* WRITTEN EXERCISE
Reproduce the listing below exactly, minus its pictures.

* SUPPLIED INFORMATION

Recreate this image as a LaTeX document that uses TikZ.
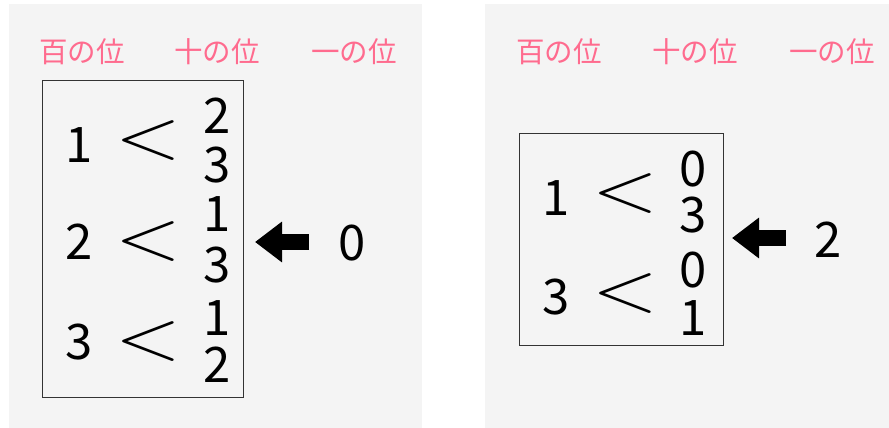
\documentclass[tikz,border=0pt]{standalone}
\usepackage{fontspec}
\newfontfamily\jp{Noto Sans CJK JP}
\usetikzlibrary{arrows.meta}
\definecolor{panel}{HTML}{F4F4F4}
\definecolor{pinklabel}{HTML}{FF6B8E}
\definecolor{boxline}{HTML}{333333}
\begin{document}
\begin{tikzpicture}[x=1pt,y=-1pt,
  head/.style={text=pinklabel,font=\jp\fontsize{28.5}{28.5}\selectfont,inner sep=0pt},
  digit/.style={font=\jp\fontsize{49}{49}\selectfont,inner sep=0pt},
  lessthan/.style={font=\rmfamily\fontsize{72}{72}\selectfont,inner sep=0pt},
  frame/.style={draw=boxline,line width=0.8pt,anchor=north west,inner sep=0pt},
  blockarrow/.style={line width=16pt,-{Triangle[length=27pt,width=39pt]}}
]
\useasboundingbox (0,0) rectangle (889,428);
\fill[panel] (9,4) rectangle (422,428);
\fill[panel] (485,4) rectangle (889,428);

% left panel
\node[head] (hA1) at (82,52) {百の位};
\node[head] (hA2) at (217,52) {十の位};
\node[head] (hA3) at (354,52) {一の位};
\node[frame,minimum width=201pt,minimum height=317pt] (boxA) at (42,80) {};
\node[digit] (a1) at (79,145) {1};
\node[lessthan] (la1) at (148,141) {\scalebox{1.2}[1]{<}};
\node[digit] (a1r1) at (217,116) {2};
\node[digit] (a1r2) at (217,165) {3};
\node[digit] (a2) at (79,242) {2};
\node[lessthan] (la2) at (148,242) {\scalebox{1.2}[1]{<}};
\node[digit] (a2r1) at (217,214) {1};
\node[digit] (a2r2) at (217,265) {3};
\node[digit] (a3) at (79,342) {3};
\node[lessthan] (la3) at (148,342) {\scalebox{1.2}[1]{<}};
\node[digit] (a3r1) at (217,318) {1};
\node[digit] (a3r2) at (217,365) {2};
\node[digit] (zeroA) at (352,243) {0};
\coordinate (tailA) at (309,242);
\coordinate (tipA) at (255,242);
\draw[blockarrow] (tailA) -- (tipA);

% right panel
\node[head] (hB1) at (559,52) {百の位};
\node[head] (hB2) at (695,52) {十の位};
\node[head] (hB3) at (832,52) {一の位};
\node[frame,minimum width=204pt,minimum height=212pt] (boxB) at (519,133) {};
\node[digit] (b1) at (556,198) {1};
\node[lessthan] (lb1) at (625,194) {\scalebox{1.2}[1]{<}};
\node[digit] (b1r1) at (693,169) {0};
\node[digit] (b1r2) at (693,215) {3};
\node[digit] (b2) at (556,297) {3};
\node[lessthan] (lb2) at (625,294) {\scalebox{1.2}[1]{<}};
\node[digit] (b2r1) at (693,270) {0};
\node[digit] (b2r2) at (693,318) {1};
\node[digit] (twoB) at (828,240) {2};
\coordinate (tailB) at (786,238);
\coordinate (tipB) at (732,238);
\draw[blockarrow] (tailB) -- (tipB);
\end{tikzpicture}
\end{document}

* SOLUTION FOR THIS PROBLEM
Recreate this image as a LaTeX document that uses TikZ.
\documentclass[tikz,border=0pt]{standalone}
\usepackage{fontspec}
\newfontfamily\jp{Noto Sans CJK JP}
\usetikzlibrary{arrows.meta}
\definecolor{panel}{HTML}{F4F4F4}
\definecolor{pinklabel}{HTML}{FF6B8E}
\definecolor{boxline}{HTML}{333333}
\begin{document}
\begin{tikzpicture}[x=1pt,y=-1pt,
  head/.style={text=pinklabel,font=\jp\fontsize{28.5}{28.5}\selectfont,inner sep=0pt},
  digit/.style={font=\jp\fontsize{49}{49}\selectfont,inner sep=0pt},
  lessthan/.style={font=\rmfamily\fontsize{72}{72}\selectfont,inner sep=0pt},
  frame/.style={draw=boxline,line width=0.8pt,anchor=north west,inner sep=0pt},
  blockarrow/.style={line width=16pt,-{Triangle[length=27pt,width=39pt]}}
]
\useasboundingbox (0,0) rectangle (889,428);
\fill[panel] (9,4) rectangle (422,428);
\fill[panel] (485,4) rectangle (889,428);

% left panel
\node[head] (hA1) at (82,52) {百の位};
\node[head] (hA2) at (217,52) {十の位};
\node[head] (hA3) at (354,52) {一の位};
\node[frame,minimum width=201pt,minimum height=317pt] (boxA) at (42,80) {};
\node[digit] (a1) at (79,145) {1};
\node[lessthan] (la1) at (148,141) {\scalebox{1.2}[1]{<}};
\node[digit] (a1r1) at (217,116) {2};
\node[digit] (a1r2) at (217,165) {3};
\node[digit] (a2) at (79,242) {2};
\node[lessthan] (la2) at (148,242) {\scalebox{1.2}[1]{<}};
\node[digit] (a2r1) at (217,214) {1};
\node[digit] (a2r2) at (217,265) {3};
\node[digit] (a3) at (79,342) {3};
\node[lessthan] (la3) at (148,342) {\scalebox{1.2}[1]{<}};
\node[digit] (a3r1) at (217,318) {1};
\node[digit] (a3r2) at (217,365) {2};
\node[digit] (zeroA) at (352,243) {0};
\coordinate (tailA) at (309,242);
\coordinate (tipA) at (255,242);
\draw[blockarrow] (tailA) -- (tipA);

% right panel
\node[head] (hB1) at (559,52) {百の位};
\node[head] (hB2) at (695,52) {十の位};
\node[head] (hB3) at (832,52) {一の位};
\node[frame,minimum width=204pt,minimum height=212pt] (boxB) at (519,133) {};
\node[digit] (b1) at (556,198) {1};
\node[lessthan] (lb1) at (625,194) {\scalebox{1.2}[1]{<}};
\node[digit] (b1r1) at (693,169) {0};
\node[digit] (b1r2) at (693,215) {3};
\node[digit] (b2) at (556,297) {3};
\node[lessthan] (lb2) at (625,294) {\scalebox{1.2}[1]{<}};
\node[digit] (b2r1) at (693,270) {0};
\node[digit] (b2r2) at (693,318) {1};
\node[digit] (twoB) at (828,240) {2};
\coordinate (tailB) at (786,238);
\coordinate (tipB) at (732,238);
\draw[blockarrow] (tailB) -- (tipB);
\end{tikzpicture}
\end{document}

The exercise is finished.